In 1968, bookish Beth Johnson adores being a farmer’s wife. Though she is not a poet, as she once dreamed, her life laboring in commune with nature is one “where every single day is a different kind of education.” She feels satisfied, especially as she gets to share her moments of rest with her husband, Frank, a reliable and compassionate man, and their close-knit network of family and friends. And yet, there is a seeping wound in their busy life: the loss of their 9-year-old son, Bobby, who died in an accident two years before. When Beth’s first love, Gabriel, unexpectedly moves back to town with his son, Leo, a boy just a bit older than Bobby who is desperately seeking a mother figure, Beth and the reader are blown back to “before”: 1955, before Beth knew what it was to love or to grieve. In addition, Hall intersperses scenes set at a 1969 murder trial so that, though she intentionally obscures the identities of the victim and the suspect until the climax, death crouches over the entire novel. As we watch Beth and Gabriel fall toward one another in two timelines, we are painfully aware that heartbreak is imminent in each. One would think it would be hard to shake this feeling of doom, especially since Hall also makes it clear that Beth will break her commitment to Frank early on, but her prose is so transportive that it’s impossible not to hang on and hold out hope for Beth, Frank, Gabriel, and the people they love.
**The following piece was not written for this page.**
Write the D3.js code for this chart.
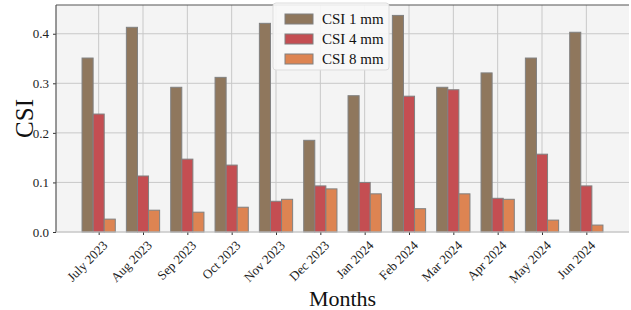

There are several standout scenes, but an especially stunning one comes when Frank’s brother, Jimmy, helps Beth deliver Bobby on the kitchen floor during a violent storm. Indeed, every scene that includes Bobby is touching, especially those that highlight his connection with the land—the characteristic Beth most prizes in Frank and is proud to have found within herself. Crystallized in Beth’s memory as a “boy reaching back to his ancestors through these lumpy green fields, to the sounds and sights, the taste, the touch of a thousand years,” he is without time, like love and loss.
An elegantly written historical novel with a compelling love triangle and a couple of clever twists.